DATA LINES —

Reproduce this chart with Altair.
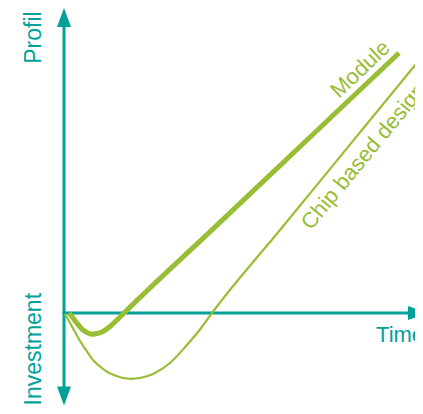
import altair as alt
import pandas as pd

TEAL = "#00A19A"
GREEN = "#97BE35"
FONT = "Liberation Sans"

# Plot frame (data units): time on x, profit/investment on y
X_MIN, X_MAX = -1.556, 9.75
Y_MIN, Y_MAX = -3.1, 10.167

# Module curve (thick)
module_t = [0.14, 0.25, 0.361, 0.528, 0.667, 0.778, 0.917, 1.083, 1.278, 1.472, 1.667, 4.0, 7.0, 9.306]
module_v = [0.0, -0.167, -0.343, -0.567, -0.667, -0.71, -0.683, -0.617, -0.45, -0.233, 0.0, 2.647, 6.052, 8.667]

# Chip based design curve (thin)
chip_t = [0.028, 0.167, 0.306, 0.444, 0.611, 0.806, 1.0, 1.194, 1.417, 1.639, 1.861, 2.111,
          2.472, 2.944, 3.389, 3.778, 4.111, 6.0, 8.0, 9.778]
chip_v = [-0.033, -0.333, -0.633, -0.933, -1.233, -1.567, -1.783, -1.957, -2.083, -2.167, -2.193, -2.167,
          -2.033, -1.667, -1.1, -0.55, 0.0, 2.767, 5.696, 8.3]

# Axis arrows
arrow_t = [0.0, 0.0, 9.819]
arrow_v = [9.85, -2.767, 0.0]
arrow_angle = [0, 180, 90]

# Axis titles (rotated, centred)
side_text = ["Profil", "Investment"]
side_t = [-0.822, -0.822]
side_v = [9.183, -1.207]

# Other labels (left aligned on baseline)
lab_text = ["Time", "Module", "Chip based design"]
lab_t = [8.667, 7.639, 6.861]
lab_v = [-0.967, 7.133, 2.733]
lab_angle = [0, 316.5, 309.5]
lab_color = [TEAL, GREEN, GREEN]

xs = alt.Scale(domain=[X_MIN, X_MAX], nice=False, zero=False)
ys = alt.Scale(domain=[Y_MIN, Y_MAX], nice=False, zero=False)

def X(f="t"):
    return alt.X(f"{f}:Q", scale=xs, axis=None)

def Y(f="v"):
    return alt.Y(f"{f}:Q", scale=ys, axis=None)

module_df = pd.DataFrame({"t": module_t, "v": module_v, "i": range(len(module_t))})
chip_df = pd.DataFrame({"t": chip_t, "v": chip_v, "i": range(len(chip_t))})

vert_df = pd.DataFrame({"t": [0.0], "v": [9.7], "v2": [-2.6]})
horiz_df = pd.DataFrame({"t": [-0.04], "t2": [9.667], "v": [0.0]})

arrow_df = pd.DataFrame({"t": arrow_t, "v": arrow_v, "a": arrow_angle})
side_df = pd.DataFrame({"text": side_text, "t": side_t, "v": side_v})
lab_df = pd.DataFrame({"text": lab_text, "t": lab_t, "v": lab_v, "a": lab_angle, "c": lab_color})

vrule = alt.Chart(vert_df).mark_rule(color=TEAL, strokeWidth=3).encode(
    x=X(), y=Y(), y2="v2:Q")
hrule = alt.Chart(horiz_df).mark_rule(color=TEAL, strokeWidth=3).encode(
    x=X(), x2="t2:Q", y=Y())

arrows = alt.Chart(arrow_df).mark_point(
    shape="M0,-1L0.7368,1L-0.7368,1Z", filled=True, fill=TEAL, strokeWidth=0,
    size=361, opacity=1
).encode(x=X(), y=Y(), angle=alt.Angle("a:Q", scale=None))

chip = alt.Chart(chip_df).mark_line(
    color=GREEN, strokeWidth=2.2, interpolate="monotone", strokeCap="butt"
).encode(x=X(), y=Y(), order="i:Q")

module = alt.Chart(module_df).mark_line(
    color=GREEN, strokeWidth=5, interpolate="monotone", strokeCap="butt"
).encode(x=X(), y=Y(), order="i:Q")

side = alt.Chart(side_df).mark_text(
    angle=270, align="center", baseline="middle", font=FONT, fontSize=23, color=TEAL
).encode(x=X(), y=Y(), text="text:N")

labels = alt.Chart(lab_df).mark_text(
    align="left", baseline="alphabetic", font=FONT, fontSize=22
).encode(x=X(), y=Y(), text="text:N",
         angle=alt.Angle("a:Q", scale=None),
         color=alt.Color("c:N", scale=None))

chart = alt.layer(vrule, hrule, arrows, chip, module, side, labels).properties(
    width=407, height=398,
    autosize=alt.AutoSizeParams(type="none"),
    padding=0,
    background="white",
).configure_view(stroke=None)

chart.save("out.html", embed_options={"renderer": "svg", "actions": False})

WHAT YOU WILL DO — The data should be printed again unchanged; leave its pictures out.

RESULT OF THE TASK —
Reproduce this chart with Altair.
import altair as alt
import pandas as pd

TEAL = "#00A19A"
GREEN = "#97BE35"
FONT = "Liberation Sans"

# Plot frame (data units): time on x, profit/investment on y
X_MIN, X_MAX = -1.556, 9.75
Y_MIN, Y_MAX = -3.1, 10.167

# Module curve (thick)
module_t = [0.14, 0.25, 0.361, 0.528, 0.667, 0.778, 0.917, 1.083, 1.278, 1.472, 1.667, 4.0, 7.0, 9.306]
module_v = [0.0, -0.167, -0.343, -0.567, -0.667, -0.71, -0.683, -0.617, -0.45, -0.233, 0.0, 2.647, 6.052, 8.667]

# Chip based design curve (thin)
chip_t = [0.028, 0.167, 0.306, 0.444, 0.611, 0.806, 1.0, 1.194, 1.417, 1.639, 1.861, 2.111,
          2.472, 2.944, 3.389, 3.778, 4.111, 6.0, 8.0, 9.778]
chip_v = [-0.033, -0.333, -0.633, -0.933, -1.233, -1.567, -1.783, -1.957, -2.083, -2.167, -2.193, -2.167,
          -2.033, -1.667, -1.1, -0.55, 0.0, 2.767, 5.696, 8.3]

# Axis arrows
arrow_t = [0.0, 0.0, 9.819]
arrow_v = [9.85, -2.767, 0.0]
arrow_angle = [0, 180, 90]

# Axis titles (rotated, centred)
side_text = ["Profil", "Investment"]
side_t = [-0.822, -0.822]
side_v = [9.183, -1.207]

# Other labels (left aligned on baseline)
lab_text = ["Time", "Module", "Chip based design"]
lab_t = [8.667, 7.639, 6.861]
lab_v = [-0.967, 7.133, 2.733]
lab_angle = [0, 316.5, 309.5]
lab_color = [TEAL, GREEN, GREEN]

xs = alt.Scale(domain=[X_MIN, X_MAX], nice=False, zero=False)
ys = alt.Scale(domain=[Y_MIN, Y_MAX], nice=False, zero=False)

def X(f="t"):
    return alt.X(f"{f}:Q", scale=xs, axis=None)

def Y(f="v"):
    return alt.Y(f"{f}:Q", scale=ys, axis=None)

module_df = pd.DataFrame({"t": module_t, "v": module_v, "i": range(len(module_t))})
chip_df = pd.DataFrame({"t": chip_t, "v": chip_v, "i": range(len(chip_t))})

vert_df = pd.DataFrame({"t": [0.0], "v": [9.7], "v2": [-2.6]})
horiz_df = pd.DataFrame({"t": [-0.04], "t2": [9.667], "v": [0.0]})

arrow_df = pd.DataFrame({"t": arrow_t, "v": arrow_v, "a": arrow_angle})
side_df = pd.DataFrame({"text": side_text, "t": side_t, "v": side_v})
lab_df = pd.DataFrame({"text": lab_text, "t": lab_t, "v": lab_v, "a": lab_angle, "c": lab_color})

vrule = alt.Chart(vert_df).mark_rule(color=TEAL, strokeWidth=3).encode(
    x=X(), y=Y(), y2="v2:Q")
hrule = alt.Chart(horiz_df).mark_rule(color=TEAL, strokeWidth=3).encode(
    x=X(), x2="t2:Q", y=Y())

arrows = alt.Chart(arrow_df).mark_point(
    shape="M0,-1L0.7368,1L-0.7368,1Z", filled=True, fill=TEAL, strokeWidth=0,
    size=361, opacity=1
).encode(x=X(), y=Y(), angle=alt.Angle("a:Q", scale=None))

chip = alt.Chart(chip_df).mark_line(
    color=GREEN, strokeWidth=2.2, interpolate="monotone", strokeCap="butt"
).encode(x=X(), y=Y(), order="i:Q")

module = alt.Chart(module_df).mark_line(
    color=GREEN, strokeWidth=5, interpolate="monotone", strokeCap="butt"
).encode(x=X(), y=Y(), order="i:Q")

side = alt.Chart(side_df).mark_text(
    angle=270, align="center", baseline="middle", font=FONT, fontSize=23, color=TEAL
).encode(x=X(), y=Y(), text="text:N")

labels = alt.Chart(lab_df).mark_text(
    align="left", baseline="alphabetic", font=FONT, fontSize=22
).encode(x=X(), y=Y(), text="text:N",
         angle=alt.Angle("a:Q", scale=None),
         color=alt.Color("c:N", scale=None))

chart = alt.layer(vrule, hrule, arrows, chip, module, side, labels).properties(
    width=407, height=398,
    autosize=alt.AutoSizeParams(type="none"),
    padding=0,
    background="white",
).configure_view(stroke=None)

chart.save("out.html", embed_options={"renderer": "svg", "actions": False})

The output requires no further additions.